Figure scripts:
>>>>
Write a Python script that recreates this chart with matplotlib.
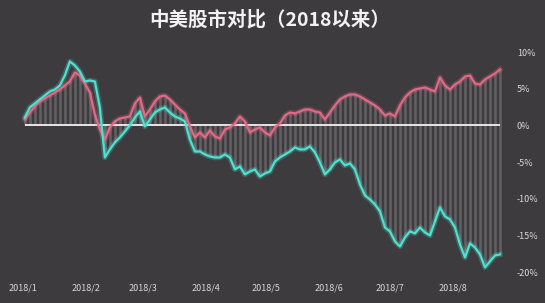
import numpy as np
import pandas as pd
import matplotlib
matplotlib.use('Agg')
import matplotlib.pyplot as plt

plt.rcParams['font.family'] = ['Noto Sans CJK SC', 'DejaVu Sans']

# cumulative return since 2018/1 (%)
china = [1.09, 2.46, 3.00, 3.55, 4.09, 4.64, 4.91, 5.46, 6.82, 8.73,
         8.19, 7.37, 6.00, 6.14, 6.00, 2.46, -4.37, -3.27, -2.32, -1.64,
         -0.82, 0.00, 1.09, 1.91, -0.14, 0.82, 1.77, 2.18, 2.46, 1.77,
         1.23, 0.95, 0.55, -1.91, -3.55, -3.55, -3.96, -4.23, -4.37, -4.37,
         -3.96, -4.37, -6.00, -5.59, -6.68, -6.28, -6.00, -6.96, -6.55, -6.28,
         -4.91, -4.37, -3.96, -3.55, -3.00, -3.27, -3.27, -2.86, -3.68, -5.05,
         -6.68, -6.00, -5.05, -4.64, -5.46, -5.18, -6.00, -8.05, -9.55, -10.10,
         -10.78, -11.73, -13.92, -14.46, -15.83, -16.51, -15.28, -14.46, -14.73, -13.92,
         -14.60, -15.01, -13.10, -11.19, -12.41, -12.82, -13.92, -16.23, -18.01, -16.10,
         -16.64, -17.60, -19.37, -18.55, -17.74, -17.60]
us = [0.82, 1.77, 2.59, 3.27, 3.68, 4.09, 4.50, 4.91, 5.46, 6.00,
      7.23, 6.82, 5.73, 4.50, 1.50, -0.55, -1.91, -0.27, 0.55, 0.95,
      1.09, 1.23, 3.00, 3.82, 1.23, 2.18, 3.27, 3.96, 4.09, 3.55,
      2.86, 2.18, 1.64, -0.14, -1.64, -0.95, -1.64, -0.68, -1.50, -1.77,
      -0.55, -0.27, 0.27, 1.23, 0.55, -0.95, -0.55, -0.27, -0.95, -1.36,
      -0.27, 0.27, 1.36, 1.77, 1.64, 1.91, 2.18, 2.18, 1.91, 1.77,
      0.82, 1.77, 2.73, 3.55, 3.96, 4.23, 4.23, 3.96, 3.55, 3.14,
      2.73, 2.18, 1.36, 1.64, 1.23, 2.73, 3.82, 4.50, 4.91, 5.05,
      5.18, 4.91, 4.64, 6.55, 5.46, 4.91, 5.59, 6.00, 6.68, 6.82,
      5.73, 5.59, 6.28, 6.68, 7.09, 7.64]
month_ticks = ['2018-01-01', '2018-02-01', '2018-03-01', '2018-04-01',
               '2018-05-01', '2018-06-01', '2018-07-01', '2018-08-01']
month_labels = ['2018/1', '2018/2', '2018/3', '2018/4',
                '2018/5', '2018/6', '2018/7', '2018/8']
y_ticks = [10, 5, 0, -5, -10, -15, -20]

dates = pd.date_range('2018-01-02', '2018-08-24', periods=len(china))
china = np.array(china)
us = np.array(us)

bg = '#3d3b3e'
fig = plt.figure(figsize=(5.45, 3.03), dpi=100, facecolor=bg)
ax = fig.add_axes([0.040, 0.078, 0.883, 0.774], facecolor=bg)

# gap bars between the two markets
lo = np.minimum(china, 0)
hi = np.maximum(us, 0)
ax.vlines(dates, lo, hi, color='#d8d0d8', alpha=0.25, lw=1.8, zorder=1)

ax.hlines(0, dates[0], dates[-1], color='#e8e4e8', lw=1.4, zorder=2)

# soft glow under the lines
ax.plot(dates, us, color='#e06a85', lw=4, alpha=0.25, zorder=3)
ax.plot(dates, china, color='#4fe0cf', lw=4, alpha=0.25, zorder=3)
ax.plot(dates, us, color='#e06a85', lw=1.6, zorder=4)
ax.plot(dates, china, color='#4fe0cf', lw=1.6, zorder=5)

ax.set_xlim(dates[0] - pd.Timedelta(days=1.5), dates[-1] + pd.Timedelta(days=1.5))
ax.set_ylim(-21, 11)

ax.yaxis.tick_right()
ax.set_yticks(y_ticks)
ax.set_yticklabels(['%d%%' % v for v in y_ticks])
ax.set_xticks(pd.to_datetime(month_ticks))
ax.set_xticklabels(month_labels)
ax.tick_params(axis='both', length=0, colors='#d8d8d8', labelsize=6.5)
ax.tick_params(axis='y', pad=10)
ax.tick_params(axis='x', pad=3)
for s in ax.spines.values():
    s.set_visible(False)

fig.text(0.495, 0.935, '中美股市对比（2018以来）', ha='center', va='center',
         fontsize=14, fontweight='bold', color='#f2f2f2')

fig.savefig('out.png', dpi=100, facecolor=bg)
<<<<
>>>>
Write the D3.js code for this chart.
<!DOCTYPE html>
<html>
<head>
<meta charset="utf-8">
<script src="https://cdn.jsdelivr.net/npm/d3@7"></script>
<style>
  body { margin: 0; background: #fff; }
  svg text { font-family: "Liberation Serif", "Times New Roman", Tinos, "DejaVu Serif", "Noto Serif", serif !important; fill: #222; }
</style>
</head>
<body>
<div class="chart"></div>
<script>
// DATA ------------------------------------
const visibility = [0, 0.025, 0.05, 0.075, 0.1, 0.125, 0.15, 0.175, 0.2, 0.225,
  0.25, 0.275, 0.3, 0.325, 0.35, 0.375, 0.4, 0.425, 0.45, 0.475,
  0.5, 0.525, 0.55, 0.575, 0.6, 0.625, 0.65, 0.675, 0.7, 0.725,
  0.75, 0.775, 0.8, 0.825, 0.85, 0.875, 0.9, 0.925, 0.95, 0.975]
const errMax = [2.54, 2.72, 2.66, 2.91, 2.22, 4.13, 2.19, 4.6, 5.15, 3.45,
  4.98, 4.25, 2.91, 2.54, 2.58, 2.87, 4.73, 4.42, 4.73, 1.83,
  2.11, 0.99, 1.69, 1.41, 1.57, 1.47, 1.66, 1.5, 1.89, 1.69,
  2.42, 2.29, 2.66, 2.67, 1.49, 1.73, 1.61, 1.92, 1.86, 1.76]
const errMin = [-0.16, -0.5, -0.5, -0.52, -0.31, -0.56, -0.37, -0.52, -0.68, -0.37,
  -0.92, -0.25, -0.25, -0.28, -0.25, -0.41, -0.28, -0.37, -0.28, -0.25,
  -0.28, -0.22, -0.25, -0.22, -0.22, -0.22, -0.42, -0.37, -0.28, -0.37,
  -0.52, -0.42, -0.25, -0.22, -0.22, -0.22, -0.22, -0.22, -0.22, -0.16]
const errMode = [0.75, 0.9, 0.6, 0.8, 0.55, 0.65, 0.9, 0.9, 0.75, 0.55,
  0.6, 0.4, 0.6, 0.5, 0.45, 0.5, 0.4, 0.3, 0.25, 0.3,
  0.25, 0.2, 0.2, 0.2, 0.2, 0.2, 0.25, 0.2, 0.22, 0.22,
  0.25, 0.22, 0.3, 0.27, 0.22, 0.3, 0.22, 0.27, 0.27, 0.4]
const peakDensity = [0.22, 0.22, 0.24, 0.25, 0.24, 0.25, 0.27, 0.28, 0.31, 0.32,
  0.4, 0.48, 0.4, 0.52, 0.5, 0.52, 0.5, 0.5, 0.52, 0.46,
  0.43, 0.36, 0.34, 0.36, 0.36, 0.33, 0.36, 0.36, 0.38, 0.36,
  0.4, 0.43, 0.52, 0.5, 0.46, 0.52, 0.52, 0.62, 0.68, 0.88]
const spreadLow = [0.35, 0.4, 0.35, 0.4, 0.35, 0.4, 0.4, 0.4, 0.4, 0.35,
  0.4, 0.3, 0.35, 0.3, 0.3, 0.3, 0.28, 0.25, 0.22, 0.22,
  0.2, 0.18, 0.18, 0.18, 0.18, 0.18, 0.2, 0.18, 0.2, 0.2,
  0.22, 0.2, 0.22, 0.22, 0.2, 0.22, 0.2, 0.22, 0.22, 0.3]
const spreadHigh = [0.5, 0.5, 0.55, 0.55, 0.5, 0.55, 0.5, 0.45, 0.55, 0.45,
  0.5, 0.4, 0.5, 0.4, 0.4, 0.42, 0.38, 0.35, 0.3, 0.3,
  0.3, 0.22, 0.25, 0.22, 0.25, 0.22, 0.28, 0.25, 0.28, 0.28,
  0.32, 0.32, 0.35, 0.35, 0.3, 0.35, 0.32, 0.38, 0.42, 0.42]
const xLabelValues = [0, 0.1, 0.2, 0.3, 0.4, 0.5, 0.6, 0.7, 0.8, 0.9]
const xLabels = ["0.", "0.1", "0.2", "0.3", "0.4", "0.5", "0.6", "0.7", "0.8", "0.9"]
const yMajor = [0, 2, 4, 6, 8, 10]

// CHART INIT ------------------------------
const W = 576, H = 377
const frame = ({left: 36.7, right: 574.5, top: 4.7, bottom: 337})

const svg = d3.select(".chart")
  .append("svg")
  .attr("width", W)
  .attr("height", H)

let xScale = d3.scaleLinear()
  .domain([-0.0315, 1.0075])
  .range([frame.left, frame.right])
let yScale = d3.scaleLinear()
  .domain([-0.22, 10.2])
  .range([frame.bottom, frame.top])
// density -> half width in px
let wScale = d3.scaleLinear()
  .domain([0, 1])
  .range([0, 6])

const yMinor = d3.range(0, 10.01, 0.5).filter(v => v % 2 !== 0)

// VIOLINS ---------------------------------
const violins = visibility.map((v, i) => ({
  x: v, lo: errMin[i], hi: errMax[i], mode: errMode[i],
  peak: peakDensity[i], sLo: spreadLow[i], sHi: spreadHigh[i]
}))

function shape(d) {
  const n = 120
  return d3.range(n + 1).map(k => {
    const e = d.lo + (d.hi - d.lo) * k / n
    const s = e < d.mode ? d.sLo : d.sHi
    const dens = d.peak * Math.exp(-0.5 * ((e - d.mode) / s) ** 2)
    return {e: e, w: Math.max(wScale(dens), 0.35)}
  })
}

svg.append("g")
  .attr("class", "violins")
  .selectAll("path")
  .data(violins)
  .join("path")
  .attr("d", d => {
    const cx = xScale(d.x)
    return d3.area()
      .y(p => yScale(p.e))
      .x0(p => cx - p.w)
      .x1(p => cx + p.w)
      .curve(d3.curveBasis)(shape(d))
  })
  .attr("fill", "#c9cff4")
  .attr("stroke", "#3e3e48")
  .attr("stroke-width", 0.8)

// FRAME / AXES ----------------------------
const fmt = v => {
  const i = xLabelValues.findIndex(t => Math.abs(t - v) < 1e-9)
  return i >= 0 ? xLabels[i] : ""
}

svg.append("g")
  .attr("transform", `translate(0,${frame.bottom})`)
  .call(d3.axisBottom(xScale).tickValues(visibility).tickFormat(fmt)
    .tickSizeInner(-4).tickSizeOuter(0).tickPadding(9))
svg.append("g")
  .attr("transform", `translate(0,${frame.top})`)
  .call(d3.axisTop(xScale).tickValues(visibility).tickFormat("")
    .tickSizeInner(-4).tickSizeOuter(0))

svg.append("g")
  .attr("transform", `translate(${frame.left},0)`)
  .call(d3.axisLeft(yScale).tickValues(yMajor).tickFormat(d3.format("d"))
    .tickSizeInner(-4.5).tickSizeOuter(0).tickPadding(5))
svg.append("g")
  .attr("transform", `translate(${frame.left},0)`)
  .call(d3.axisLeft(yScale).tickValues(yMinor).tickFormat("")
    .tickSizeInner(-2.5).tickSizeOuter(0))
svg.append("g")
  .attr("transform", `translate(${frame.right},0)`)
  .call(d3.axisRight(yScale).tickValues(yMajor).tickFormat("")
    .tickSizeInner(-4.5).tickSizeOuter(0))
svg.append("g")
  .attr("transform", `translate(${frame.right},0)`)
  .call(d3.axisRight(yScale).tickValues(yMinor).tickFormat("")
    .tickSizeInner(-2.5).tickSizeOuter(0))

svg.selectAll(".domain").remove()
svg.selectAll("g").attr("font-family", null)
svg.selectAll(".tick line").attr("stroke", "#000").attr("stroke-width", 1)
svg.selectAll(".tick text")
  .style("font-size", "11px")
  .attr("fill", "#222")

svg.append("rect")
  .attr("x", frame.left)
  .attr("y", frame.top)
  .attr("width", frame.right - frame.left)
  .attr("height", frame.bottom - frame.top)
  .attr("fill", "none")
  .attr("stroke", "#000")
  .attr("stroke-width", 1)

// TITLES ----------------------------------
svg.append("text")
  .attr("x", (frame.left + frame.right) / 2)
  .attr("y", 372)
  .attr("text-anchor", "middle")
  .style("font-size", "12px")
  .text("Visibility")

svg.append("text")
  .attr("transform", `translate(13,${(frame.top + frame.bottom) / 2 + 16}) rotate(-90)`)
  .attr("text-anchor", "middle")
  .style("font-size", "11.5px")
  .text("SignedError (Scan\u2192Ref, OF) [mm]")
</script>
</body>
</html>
<<<<
WHAT IS ASKED:
Skip all pictures. Output only the lines from the one containing "Write a Python" to the one containing "y_ticks = [10, 5, 0, -5, -10, -15, -20]", both lines included.

FULL RESPONSE:
Write a Python script that recreates this chart with matplotlib.
import numpy as np
import pandas as pd
import matplotlib
matplotlib.use('Agg')
import matplotlib.pyplot as plt

plt.rcParams['font.family'] = ['Noto Sans CJK SC', 'DejaVu Sans']

# cumulative return since 2018/1 (%)
china = [1.09, 2.46, 3.00, 3.55, 4.09, 4.64, 4.91, 5.46, 6.82, 8.73,
         8.19, 7.37, 6.00, 6.14, 6.00, 2.46, -4.37, -3.27, -2.32, -1.64,
         -0.82, 0.00, 1.09, 1.91, -0.14, 0.82, 1.77, 2.18, 2.46, 1.77,
         1.23, 0.95, 0.55, -1.91, -3.55, -3.55, -3.96, -4.23, -4.37, -4.37,
         -3.96, -4.37, -6.00, -5.59, -6.68, -6.28, -6.00, -6.96, -6.55, -6.28,
         -4.91, -4.37, -3.96, -3.55, -3.00, -3.27, -3.27, -2.86, -3.68, -5.05,
         -6.68, -6.00, -5.05, -4.64, -5.46, -5.18, -6.00, -8.05, -9.55, -10.10,
         -10.78, -11.73, -13.92, -14.46, -15.83, -16.51, -15.28, -14.46, -14.73, -13.92,
         -14.60, -15.01, -13.10, -11.19, -12.41, -12.82, -13.92, -16.23, -18.01, -16.10,
         -16.64, -17.60, -19.37, -18.55, -17.74, -17.60]
us = [0.82, 1.77, 2.59, 3.27, 3.68, 4.09, 4.50, 4.91, 5.46, 6.00,
      7.23, 6.82, 5.73, 4.50, 1.50, -0.55, -1.91, -0.27, 0.55, 0.95,
      1.09, 1.23, 3.00, 3.82, 1.23, 2.18, 3.27, 3.96, 4.09, 3.55,
      2.86, 2.18, 1.64, -0.14, -1.64, -0.95, -1.64, -0.68, -1.50, -1.77,
      -0.55, -0.27, 0.27, 1.23, 0.55, -0.95, -0.55, -0.27, -0.95, -1.36,
      -0.27, 0.27, 1.36, 1.77, 1.64, 1.91, 2.18, 2.18, 1.91, 1.77,
      0.82, 1.77, 2.73, 3.55, 3.96, 4.23, 4.23, 3.96, 3.55, 3.14,
      2.73, 2.18, 1.36, 1.64, 1.23, 2.73, 3.82, 4.50, 4.91, 5.05,
      5.18, 4.91, 4.64, 6.55, 5.46, 4.91, 5.59, 6.00, 6.68, 6.82,
      5.73, 5.59, 6.28, 6.68, 7.09, 7.64]
month_ticks = ['2018-01-01', '2018-02-01', '2018-03-01', '2018-04-01',
               '2018-05-01', '2018-06-01', '2018-07-01', '2018-08-01']
month_labels = ['2018/1', '2018/2', '2018/3', '2018/4',
                '2018/5', '2018/6', '2018/7', '2018/8']
y_ticks = [10, 5, 0, -5, -10, -15, -20]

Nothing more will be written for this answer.